God, the extra mile I have to go. . . is really pain the ass. . .
But once I'm done with all these, there's a sence of accomplishment and it's really relaxing. . . Cos most of the time if i'm still awake and other than anything else I do except working. . . I feel very depressed. . . Although it's not shown on my face. . .

But if you know me very well you would know that I'm feeling a little down. . . probably a hint. . . I carry large eyebags nowadays. . .the phentermine I'm taking now causes sleepless nights. . . but I guess these are the things you have to do to look good. . .

Since, I'm oh-so-busy these few days at work. . . I can't afford the time at all to go to the gym. . . these few days. . . so phentermine sure helps. . .

Anyways gotta go. . . one more hour to home sweet home. . .

Wednesday, January 07, 2009

The Wedding

It's all coming in to me as a rush and I'm taking quite some time to swallow, digest and accept it all at one go.

Of course I'm happy that finally I'm taking the BIG STEP, but honestly it's all just so rush-rush.
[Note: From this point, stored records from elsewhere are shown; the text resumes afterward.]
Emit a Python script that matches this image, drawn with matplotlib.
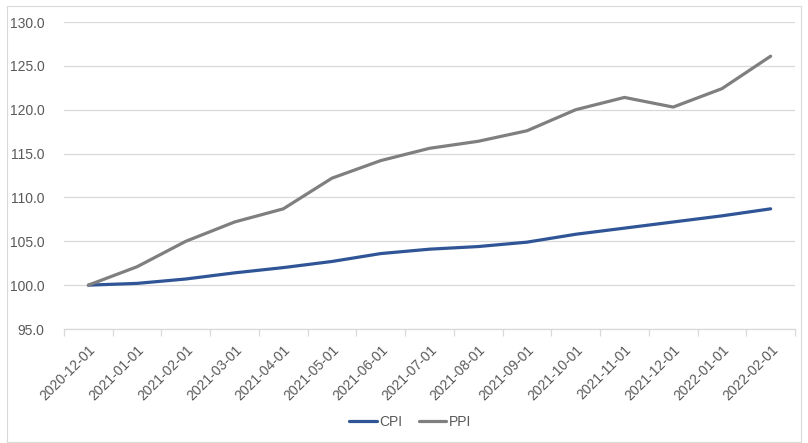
import matplotlib
matplotlib.use("Agg")
import matplotlib.pyplot as plt
from matplotlib.patches import Rectangle

dates = ["2020-12-01", "2021-01-01", "2021-02-01", "2021-03-01", "2021-04-01",
         "2021-05-01", "2021-06-01", "2021-07-01", "2021-08-01", "2021-09-01",
         "2021-10-01", "2021-11-01", "2021-12-01", "2022-01-01", "2022-02-01"]
cpi = [100.0, 100.2, 100.7, 101.4, 102.0, 102.7, 103.6, 104.1, 104.4, 104.9,
       105.8, 106.5, 107.2, 107.9, 108.7]
ppi = [100.0, 102.1, 105.0, 107.2, 108.7, 112.2, 114.2, 115.6, 116.4, 117.6,
       120.0, 121.4, 120.3, 122.4, 126.1]
yticks = [95, 100, 105, 110, 115, 120, 125, 130]

plt.rcParams['font.family'] = ['Liberation Sans', 'DejaVu Sans']
W, H = 808, 443
fig = plt.figure(figsize=(W / 100, H / 100), dpi=100)
fig.patch.set_facecolor("white")
fig.patches.append(Rectangle((7 / W, 1 - 442 / H), 794 / W, 436 / H,
                             transform=fig.transFigure, fill=False,
                             edgecolor="#d9d9d9", linewidth=0.8))

ax = fig.add_axes([64 / W, 1 - 329 / H, 731 / W, 307 / H])
x = list(range(len(dates)))
ax.plot(x, cpi, color="#2f5597", linewidth=2.3, label="CPI", solid_capstyle="round")
ax.plot(x, ppi, color="#7f7f7f", linewidth=2.3, label="PPI", solid_capstyle="round")

ax.set_xlim(-0.5, len(dates) - 0.5)
ax.set_ylim(95, 130)
ax.set_yticks(yticks)
ax.set_yticklabels([f"{v:.1f}" for v in yticks], fontsize=10, color="#595959")
ax.tick_params(axis="y", length=0, pad=14)
ax.grid(axis="y", color="#d9d9d9", linewidth=0.9)
ax.set_axisbelow(True)

ax.set_xticks(x)
ax.set_xticklabels(dates, rotation=45, ha="right", rotation_mode="anchor",
                   fontsize=10, color="#595959")
ax.tick_params(axis="x", which="major", length=0, pad=10)
ax.set_xticks([i - 0.5 for i in range(len(dates) + 1)], minor=True)
ax.tick_params(axis="x", which="minor", length=5, color="#d9d9d9", width=0.9)

for s in ["top", "right", "left"]:
    ax.spines[s].set_visible(False)
ax.spines["bottom"].set_color("#d9d9d9")
ax.spines["bottom"].set_linewidth(0.9)

leg = fig.legend(loc="center", bbox_to_anchor=(410 / W, 1 - 422 / H), ncol=2,
                 frameon=False, fontsize=10, handlelength=2.0, handletextpad=0.15,
                 columnspacing=1.2, labelcolor="#595959")

fig.savefig("out.png", dpi=100, facecolor="white")
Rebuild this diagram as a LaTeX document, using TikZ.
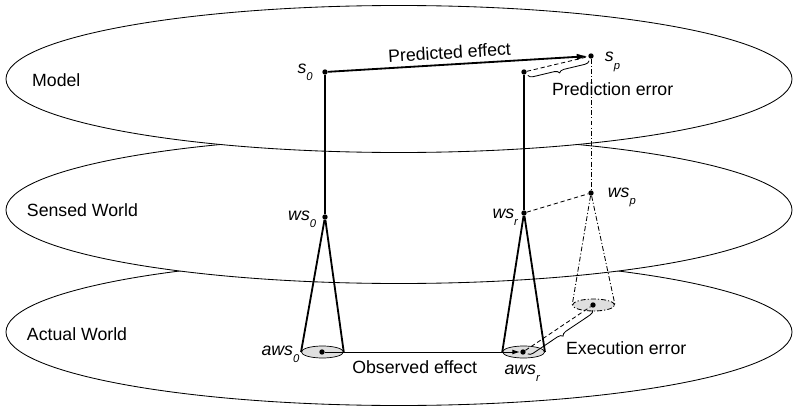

At the moment I can't even spare the time to think about it as all my time is filled up with preparing for lots and lots of stuff and doing things that needs to be done.

Thank God for Mum's been really helping me with a lot of things. . .
She have already booked the podium, downstairs.
Met up with the caterer and paid the deposit.
Confirmed the mak andam for the nikah date.
Ordered and paid deposit for the berkats.
and she have done Oh-So-Many-Things. . . I'm glad she's my MUM. . .

Michelle and Auntie is helping me with the Sound System.
Kak Ita is helping me check out the price ranges since I am to be married at the mosque.

Wow. . . that's a 1001 burdens off my shoulder. . .

This is the family I'm grateful for.

I'm left with helping out financially and getting myself ready for this BIG EVENT.

I'm a little scared and nervous and when I sit all alone by myself I cry. . . I sometimes would even cry myself to sleep. . . I'm just a little fickle-minded. . .

But at times like this, with the wedding all rushy-rushy. . . People look at me differently as if concerned but honestly just wanting to laugh or spread un-true rumours about myself should their guess turns out true. . .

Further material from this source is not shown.